Ken Walter

No. 13
- Position: Punter

Personal information
- Born: August 15, 1972 (age 53) Cleveland, Ohio, U.S.
- Listed height: 6 ft 1 in (1.85 m)
- Listed weight: 207 lb (94 kg)

Career information
- High school: Euclid (Euclid, Ohio)
- College: Kent State (1991–1994)
- NFL draft: 1995 (undrafted)

Career history
- Carolina Panthers (1997–2000); New England Patriots (2001–2003); Seattle Seahawks (2004); New England Patriots (2006);

Awards and highlights
- 2× Super Bowl champion (XXXVI, XXXVIII); PFWA All-Rookie Team (1997);
- Stats at Pro Football Reference

= Ken Walter =

American football player (born 1972)

Kenneth Walter (born August 15, 1972) is an American former professional football player who was a punter in the National Football League (NFL). He played for the Carolina Panthers from 1997–2000, the New England Patriots from 2001–2003 and 2006, and the Seattle Seahawks in 2004. He played collegiately for Kent State University.

On the Patriots, Walter served as the holder for placekicker Adam Vinatieri.
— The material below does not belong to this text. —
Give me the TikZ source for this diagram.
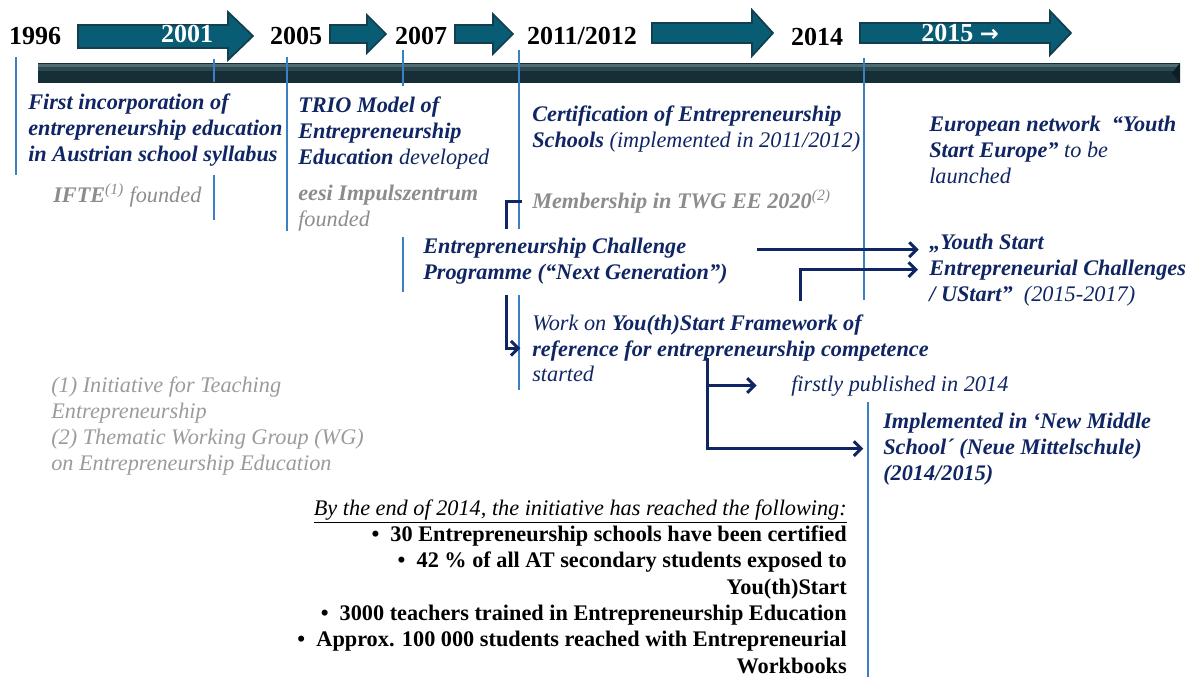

He successfully held for both of Vinatieri's Super Bowl winning kicks in Super Bowl XXXVI and Super Bowl XXXVIII. He also held for Vinatieri's famous kicks in the Tuck Rule Game against the Oakland Raiders.
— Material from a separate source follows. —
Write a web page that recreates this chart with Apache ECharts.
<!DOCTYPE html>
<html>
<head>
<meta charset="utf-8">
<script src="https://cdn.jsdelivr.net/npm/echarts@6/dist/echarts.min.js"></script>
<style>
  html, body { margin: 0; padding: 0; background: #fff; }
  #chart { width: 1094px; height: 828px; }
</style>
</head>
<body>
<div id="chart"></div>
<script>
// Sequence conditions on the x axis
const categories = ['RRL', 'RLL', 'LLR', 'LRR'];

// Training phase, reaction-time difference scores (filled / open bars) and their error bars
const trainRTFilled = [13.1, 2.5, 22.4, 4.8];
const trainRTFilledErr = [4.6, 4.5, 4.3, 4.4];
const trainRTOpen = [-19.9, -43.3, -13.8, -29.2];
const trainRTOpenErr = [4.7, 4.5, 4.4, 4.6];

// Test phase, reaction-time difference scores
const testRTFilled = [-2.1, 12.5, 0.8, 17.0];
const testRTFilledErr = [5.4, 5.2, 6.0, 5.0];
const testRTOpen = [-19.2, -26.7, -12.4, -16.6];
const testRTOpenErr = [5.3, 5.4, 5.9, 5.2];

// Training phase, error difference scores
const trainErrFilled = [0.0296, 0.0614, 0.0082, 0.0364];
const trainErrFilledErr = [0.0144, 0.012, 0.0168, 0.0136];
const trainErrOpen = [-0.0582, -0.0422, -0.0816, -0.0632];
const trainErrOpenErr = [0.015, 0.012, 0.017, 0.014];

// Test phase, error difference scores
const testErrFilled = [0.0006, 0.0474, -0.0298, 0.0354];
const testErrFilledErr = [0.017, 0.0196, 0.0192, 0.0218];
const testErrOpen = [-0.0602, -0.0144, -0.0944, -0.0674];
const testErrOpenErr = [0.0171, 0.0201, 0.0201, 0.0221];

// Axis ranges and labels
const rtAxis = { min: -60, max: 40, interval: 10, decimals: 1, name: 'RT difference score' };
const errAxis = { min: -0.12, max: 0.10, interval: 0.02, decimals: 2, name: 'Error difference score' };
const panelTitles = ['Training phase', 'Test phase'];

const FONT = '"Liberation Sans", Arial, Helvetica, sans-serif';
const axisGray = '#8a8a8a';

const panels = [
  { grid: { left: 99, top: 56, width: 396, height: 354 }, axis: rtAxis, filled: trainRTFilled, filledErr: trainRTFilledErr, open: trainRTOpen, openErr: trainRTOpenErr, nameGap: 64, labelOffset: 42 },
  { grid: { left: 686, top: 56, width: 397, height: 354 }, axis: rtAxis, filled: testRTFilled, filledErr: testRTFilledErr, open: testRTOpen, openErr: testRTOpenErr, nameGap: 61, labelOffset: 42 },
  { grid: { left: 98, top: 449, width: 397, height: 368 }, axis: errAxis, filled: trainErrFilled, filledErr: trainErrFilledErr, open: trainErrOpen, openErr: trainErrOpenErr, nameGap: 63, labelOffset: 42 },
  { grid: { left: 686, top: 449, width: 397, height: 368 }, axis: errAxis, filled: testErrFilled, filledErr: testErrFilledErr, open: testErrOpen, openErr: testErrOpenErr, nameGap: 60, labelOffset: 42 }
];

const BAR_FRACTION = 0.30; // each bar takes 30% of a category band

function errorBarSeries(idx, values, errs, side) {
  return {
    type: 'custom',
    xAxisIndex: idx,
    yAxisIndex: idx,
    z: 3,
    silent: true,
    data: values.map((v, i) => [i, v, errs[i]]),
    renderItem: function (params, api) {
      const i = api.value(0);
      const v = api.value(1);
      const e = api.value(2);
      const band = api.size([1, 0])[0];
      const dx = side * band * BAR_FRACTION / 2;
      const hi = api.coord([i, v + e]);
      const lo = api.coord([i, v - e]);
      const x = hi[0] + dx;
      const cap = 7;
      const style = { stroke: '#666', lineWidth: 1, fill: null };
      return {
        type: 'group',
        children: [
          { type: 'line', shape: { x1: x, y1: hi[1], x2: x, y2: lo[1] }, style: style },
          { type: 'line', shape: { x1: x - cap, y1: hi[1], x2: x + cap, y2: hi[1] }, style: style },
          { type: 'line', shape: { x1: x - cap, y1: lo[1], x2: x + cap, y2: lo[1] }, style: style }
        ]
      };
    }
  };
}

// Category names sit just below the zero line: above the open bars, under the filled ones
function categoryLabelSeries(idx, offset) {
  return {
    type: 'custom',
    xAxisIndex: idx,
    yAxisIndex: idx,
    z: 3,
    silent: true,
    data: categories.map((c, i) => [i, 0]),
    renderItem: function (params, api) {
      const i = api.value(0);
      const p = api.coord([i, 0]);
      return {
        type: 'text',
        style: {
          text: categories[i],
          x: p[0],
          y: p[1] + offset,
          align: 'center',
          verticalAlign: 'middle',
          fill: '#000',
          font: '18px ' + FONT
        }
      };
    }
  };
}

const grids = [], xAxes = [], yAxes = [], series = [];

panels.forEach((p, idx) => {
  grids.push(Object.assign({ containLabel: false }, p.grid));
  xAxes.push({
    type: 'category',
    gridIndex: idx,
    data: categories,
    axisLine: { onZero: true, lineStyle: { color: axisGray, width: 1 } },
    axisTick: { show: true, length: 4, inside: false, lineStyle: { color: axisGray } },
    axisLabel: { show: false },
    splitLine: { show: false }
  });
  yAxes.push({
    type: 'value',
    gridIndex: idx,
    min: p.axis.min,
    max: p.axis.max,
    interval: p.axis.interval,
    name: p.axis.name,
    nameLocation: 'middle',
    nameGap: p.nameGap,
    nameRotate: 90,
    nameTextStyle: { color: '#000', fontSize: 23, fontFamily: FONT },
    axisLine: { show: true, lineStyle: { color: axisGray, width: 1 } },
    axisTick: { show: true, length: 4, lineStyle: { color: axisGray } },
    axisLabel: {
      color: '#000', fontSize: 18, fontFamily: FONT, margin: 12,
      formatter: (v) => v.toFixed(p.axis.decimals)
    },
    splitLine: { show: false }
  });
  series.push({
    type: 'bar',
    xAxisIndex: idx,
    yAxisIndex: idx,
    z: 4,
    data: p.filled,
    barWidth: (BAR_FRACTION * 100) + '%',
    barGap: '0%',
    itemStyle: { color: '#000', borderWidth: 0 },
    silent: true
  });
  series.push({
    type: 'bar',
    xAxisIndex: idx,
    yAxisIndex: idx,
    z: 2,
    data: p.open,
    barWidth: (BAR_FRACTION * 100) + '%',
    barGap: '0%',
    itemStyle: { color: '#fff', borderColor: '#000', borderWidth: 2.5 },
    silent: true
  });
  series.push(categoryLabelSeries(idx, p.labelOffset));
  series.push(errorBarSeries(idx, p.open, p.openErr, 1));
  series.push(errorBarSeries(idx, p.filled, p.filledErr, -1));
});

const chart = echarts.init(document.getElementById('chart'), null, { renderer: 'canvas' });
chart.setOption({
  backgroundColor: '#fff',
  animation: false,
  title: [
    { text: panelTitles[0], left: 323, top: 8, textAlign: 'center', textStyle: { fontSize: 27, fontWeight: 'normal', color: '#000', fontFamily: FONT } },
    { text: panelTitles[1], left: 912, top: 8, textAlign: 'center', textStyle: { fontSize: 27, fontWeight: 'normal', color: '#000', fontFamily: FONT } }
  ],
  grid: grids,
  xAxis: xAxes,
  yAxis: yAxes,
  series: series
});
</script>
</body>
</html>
At the end of the 2003 season, Walter wasn't re-signed by the Patriots. Walter struggled at the tail end of that season, was cut for a week as he lost his job to Brooks Barnard, then re-signed for the Patriots' final surge to their Super Bowl XXXVIII championship.

Walter's career appeared over, but he was signed by Seattle in November 2004 and punted in six regular season games and one playoff contest. Yet no team called in 2005 and Walter, who underwent surgery on his left shoulder in October, filed his retirement papers with the league.

As Walter rehabilitated his shoulder injury, he was motivated by his physical therapist to make a comeback. He told the Boston Globe that he had been striking the ball as well as he ever has, and both the Texans and Jaguars had him in for tryouts.

Walter was re-signed by the Patriots on November 22, 2006, after Josh Miller was placed on injured reserve. However, Walter himself suffered a season-ending injury December 17 against the Houston Texans, and was placed on injured reserve two days later.